The cheapest route would be to get some waterproof ski pants and some padded wool/polyester socks. You can buy $20 ski socks, but $8 hiking socks will work ok in a pinch (as long as they are NOT cotton). 
You'll want to get a decent pair of waterproof gloves. Hit up a Marshall's or TJ Maxx near you to see if you can score any for ~$20-$25. 
You'll want to get a pair of goggles. Hit up a Marshall's or TJ Maxx near you to see if you can score any for ~$25-$35

The clothing is a tough call if you've never been and don't know what the weather will do. Try to layer up in non-cotton clothing (fleece, polyester sweaters, etc). Being a new rider and not having a shell with gaiters or a powder skirt means that you'll probably get snow inside your outer layer before the day is up. Cotton will hold all that cold water and suck the heat out of ya.


----------



## SMDSkata (Mar 4, 2009)

Tarzanman said:


> The cheapest route would be to get some waterproof ski pants and some padded wool/polyester socks. You can buy $20 ski socks, but $8 hiking socks will work ok in a pinch (as long as they are NOT cotton).

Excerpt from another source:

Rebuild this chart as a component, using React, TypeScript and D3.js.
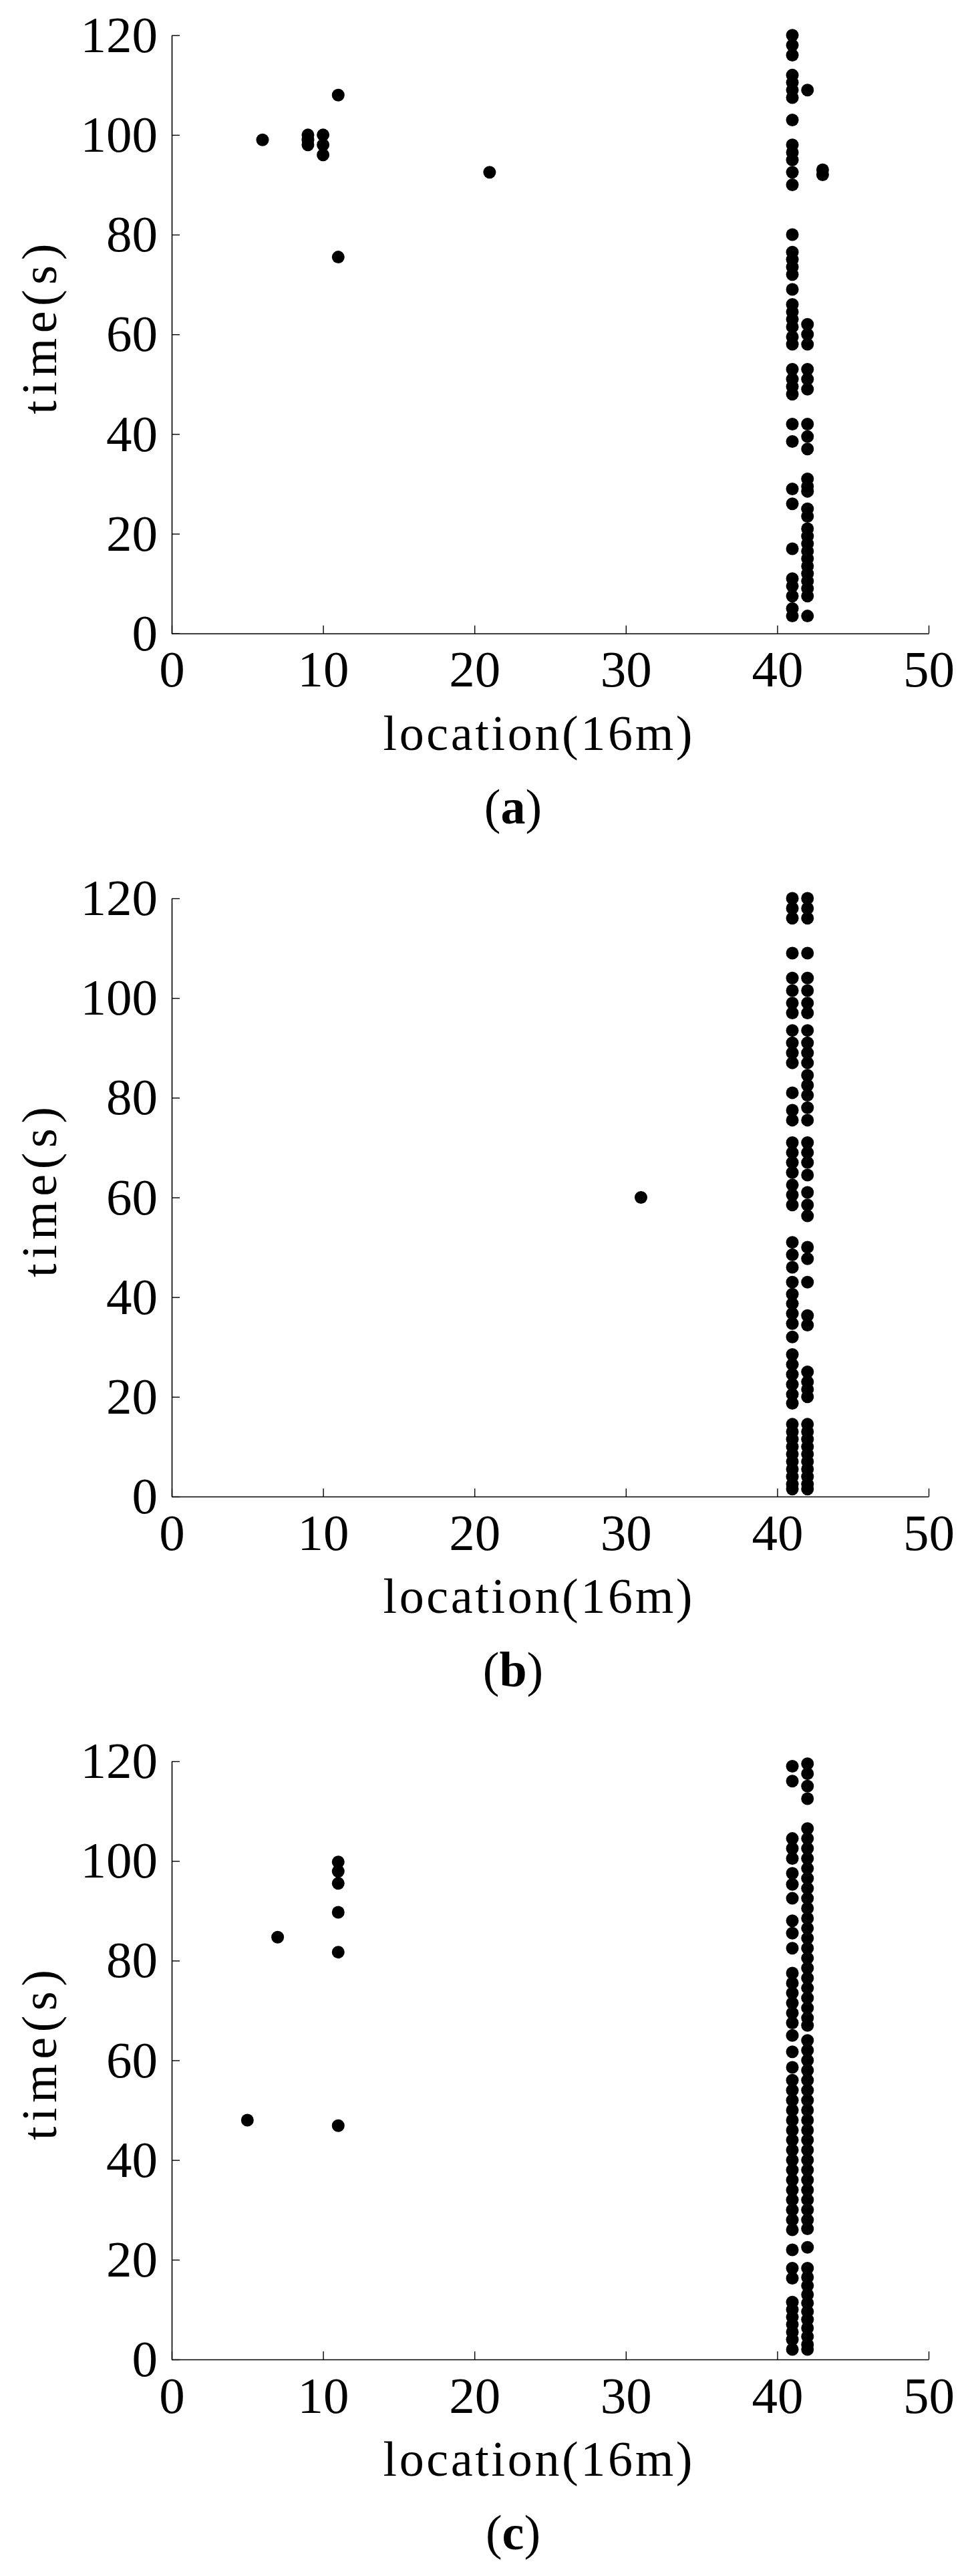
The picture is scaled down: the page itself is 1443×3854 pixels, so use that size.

Honestly, I've always boarded with cotton athletic socks(ankle highs) and never have a problem. I usually board 8 hours once a week and have never been bothers except when pulling my boots off.


----------



## Tarzanman (Dec 20, 2008)

SMDSkata said:


> Honestly, I've always boarded with cotton athletic socks(ankle highs) and never have a problem. I usually board 8 hours once a week and have never been bothers except when pulling my boots off.

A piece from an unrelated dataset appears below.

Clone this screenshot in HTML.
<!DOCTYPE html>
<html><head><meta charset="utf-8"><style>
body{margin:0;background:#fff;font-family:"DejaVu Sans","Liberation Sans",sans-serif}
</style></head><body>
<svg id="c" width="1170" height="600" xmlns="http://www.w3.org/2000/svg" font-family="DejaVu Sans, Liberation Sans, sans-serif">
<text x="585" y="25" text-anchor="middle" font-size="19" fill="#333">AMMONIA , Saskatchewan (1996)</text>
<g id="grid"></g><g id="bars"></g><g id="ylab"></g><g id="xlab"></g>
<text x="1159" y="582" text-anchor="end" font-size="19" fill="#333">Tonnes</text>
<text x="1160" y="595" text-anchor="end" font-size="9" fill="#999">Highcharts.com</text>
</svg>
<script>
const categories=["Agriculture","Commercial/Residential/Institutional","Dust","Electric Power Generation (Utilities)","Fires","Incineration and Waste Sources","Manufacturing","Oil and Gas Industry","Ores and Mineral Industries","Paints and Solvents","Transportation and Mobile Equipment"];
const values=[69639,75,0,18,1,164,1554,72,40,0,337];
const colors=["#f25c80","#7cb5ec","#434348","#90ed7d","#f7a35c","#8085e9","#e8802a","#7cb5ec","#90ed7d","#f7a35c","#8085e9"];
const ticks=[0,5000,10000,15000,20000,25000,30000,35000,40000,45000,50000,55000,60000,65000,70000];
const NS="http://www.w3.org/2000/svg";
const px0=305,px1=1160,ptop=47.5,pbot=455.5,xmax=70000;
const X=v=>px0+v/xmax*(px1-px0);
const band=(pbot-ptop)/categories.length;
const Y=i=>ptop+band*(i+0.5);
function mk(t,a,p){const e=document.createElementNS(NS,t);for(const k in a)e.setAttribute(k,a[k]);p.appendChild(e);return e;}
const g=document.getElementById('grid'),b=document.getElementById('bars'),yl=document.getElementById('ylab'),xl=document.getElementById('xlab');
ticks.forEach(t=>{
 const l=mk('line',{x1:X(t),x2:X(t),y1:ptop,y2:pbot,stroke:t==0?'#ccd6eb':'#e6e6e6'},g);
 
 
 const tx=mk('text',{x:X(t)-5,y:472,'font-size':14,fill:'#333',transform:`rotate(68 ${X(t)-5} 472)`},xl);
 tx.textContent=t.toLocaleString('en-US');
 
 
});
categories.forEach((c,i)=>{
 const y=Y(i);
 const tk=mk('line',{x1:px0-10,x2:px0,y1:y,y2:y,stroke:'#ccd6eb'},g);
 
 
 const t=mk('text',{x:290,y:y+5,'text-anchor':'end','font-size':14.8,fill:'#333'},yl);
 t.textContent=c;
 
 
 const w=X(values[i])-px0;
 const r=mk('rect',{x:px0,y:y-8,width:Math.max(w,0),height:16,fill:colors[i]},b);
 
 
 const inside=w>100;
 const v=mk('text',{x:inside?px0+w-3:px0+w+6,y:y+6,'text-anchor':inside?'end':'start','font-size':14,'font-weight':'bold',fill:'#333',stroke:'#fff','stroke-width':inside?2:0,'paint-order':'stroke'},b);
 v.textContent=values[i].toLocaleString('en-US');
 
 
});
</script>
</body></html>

I have seen very few cotton socks padded enough for me to want to wear them for a full day of riding/being on my feet.


----------



## zk0ot (Nov 9, 2009)

tton socks are one of worst things to wear. wool-poly-nylon


----------



## shreddinitup (Jan 24, 2010)

I would definately rent board and boots. you can even rent a jacket and pants too (it's better than being cold, wet, and unhappy the whole time). You can also rent helmets/ goggles. THen, if you like it, you can buy all the gear you need.


----------



## SPAZ (May 2, 2009)

are you near a marshalls?


----------